A scenario-based methodology for determining fire resistance ratings of irregular steel structures

Abstract

This article investigates the response of irregular steel structures under natural fires. As the severity and duration of natural fires depend on many factors, a probabilistic-based approach known as two-level factorial design is used, whereby possible fire scenarios are considered based on the minimum and maximum values of the involved factors. Two seven-story regular steel structures with three span lengths of 5500 and 7000 mm are designed to meet a 2.0-hr fire resistance rating based on the ISO834 fire. Two types of irregularities, setback and soft story, are then imposed on the regular structures to make them irregular. The regular and irregular structures are then exposed to the fire scenarios (32 in total) to evaluate their fire resistance ratings.
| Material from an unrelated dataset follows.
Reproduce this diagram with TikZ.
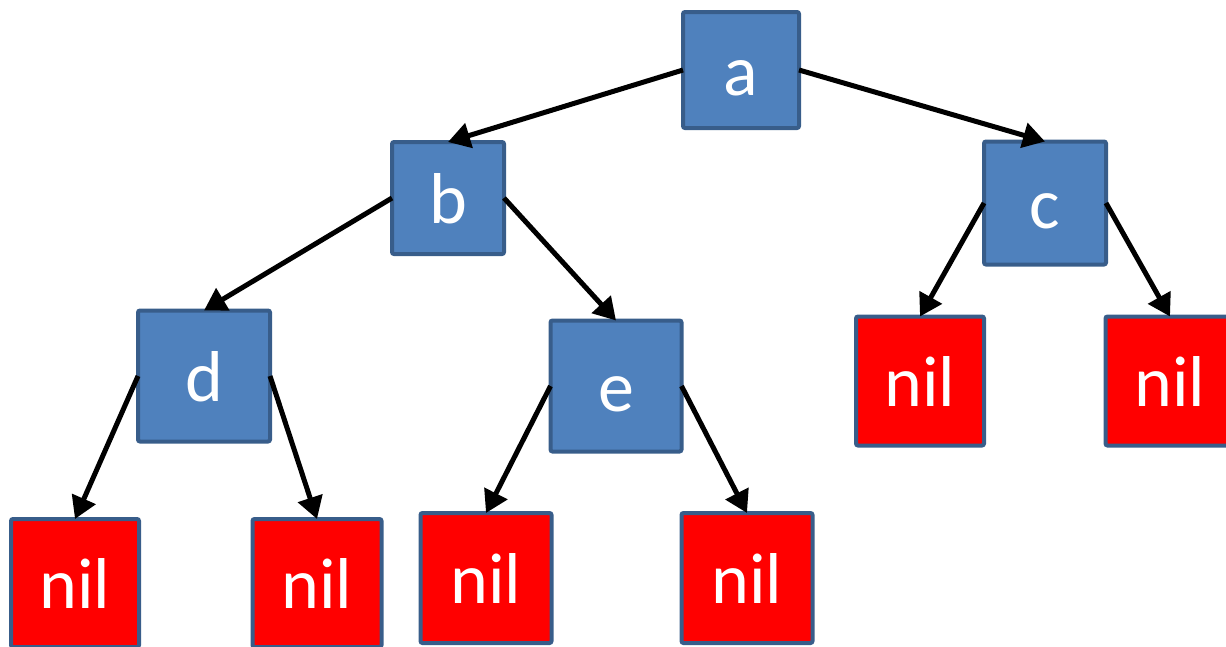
\documentclass[tikz,border=0pt]{standalone}
\usepackage{fontspec}
\setmainfont{Carlito}
\usetikzlibrary{arrows.meta}
\definecolor{boxblue}{HTML}{4F81BD}
\definecolor{boxedge}{HTML}{385D8A}
\definecolor{nilred}{HTML}{FF0000}
\tikzset{
  treebox/.style={draw=boxedge, line width=4pt, rounded corners=2pt, outer sep=0pt, inner sep=0pt,
    text=white, font=\fontsize{72}{86}\selectfont, text height=50pt, text depth=0pt},
  inner/.style={treebox, fill=boxblue},
  nilbox/.style={treebox, fill=nilred},
  link/.style={line width=5pt, -{Triangle[length=22pt,width=25pt]}},
}
\begin{document}
\begin{tikzpicture}[x=1pt,y=-1pt]
\useasboundingbox (0,0) rectangle (1226,646);
\clip (0,0) rectangle (1226,646);
\node[inner, minimum width=116pt, minimum height=116pt] (a) at (741,70) {a};
\node[inner, minimum width=112pt, minimum height=112pt] (b) at (448,198) {b};
\node[inner, minimum width=122pt, minimum height=123pt] (c) at (1045,203) {c};
\node[inner, minimum width=132pt, minimum height=131pt] (d) at (204,376) {d};
\node[inner, minimum width=131pt, minimum height=131pt] (e) at (616,386) {e};
\node[nilbox, minimum width=128pt, minimum height=128pt] (n1) at (75,583) {nil};
\node[nilbox, minimum width=129pt, minimum height=128pt] (n2) at (317,583) {nil};
\node[nilbox, minimum width=131pt, minimum height=130pt] (n3) at (486,578) {nil};
\node[nilbox, minimum width=131pt, minimum height=130pt] (n4) at (747,578) {nil};
\node[nilbox, minimum width=128pt, minimum height=129pt] (n5) at (920,381) {nil};
\node[nilbox, minimum width=129pt, minimum height=129pt] (n6) at (1170,381) {nil};
\draw[link] (a.west) -- (b.north);
\draw[link] (a.east) -- (c.north);
\draw[link] (b.west) -- (d.north);
\draw[link] (b.east) -- (e.north);
\draw[link] (c.west) -- (n5.north);
\draw[link] (c.east) -- (n6.north);
\draw[link] (d.west) -- (n1.north);
\draw[link] (d.east) -- (n2.north);
\draw[link] (e.west) -- (n3.north);
\draw[link] (e.east) -- (n4.north);
\end{tikzpicture}
\end{document}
The results show that while the regular structures are able to meet the required fire resistance rating under all of the fire scenarios, this is not the case for the irregular structures. It is shown that the reduction in the fire resistance ratings of the setback and the soft-story structures can be as low as 45% and 33% that of the required fire resistance ratings, respectively. Also, the setback irregular structures tend to collapse laterally, hence endangering the safety of adjacent buildings. To address the above deficiencies, it is proposed here that the maximum surface temperature on the structural members should be limited to 415°C–460°C. Alternatively, providing a 20%–25% increase in the insulation thickness can provide the required safety margin as dictated by fire codes.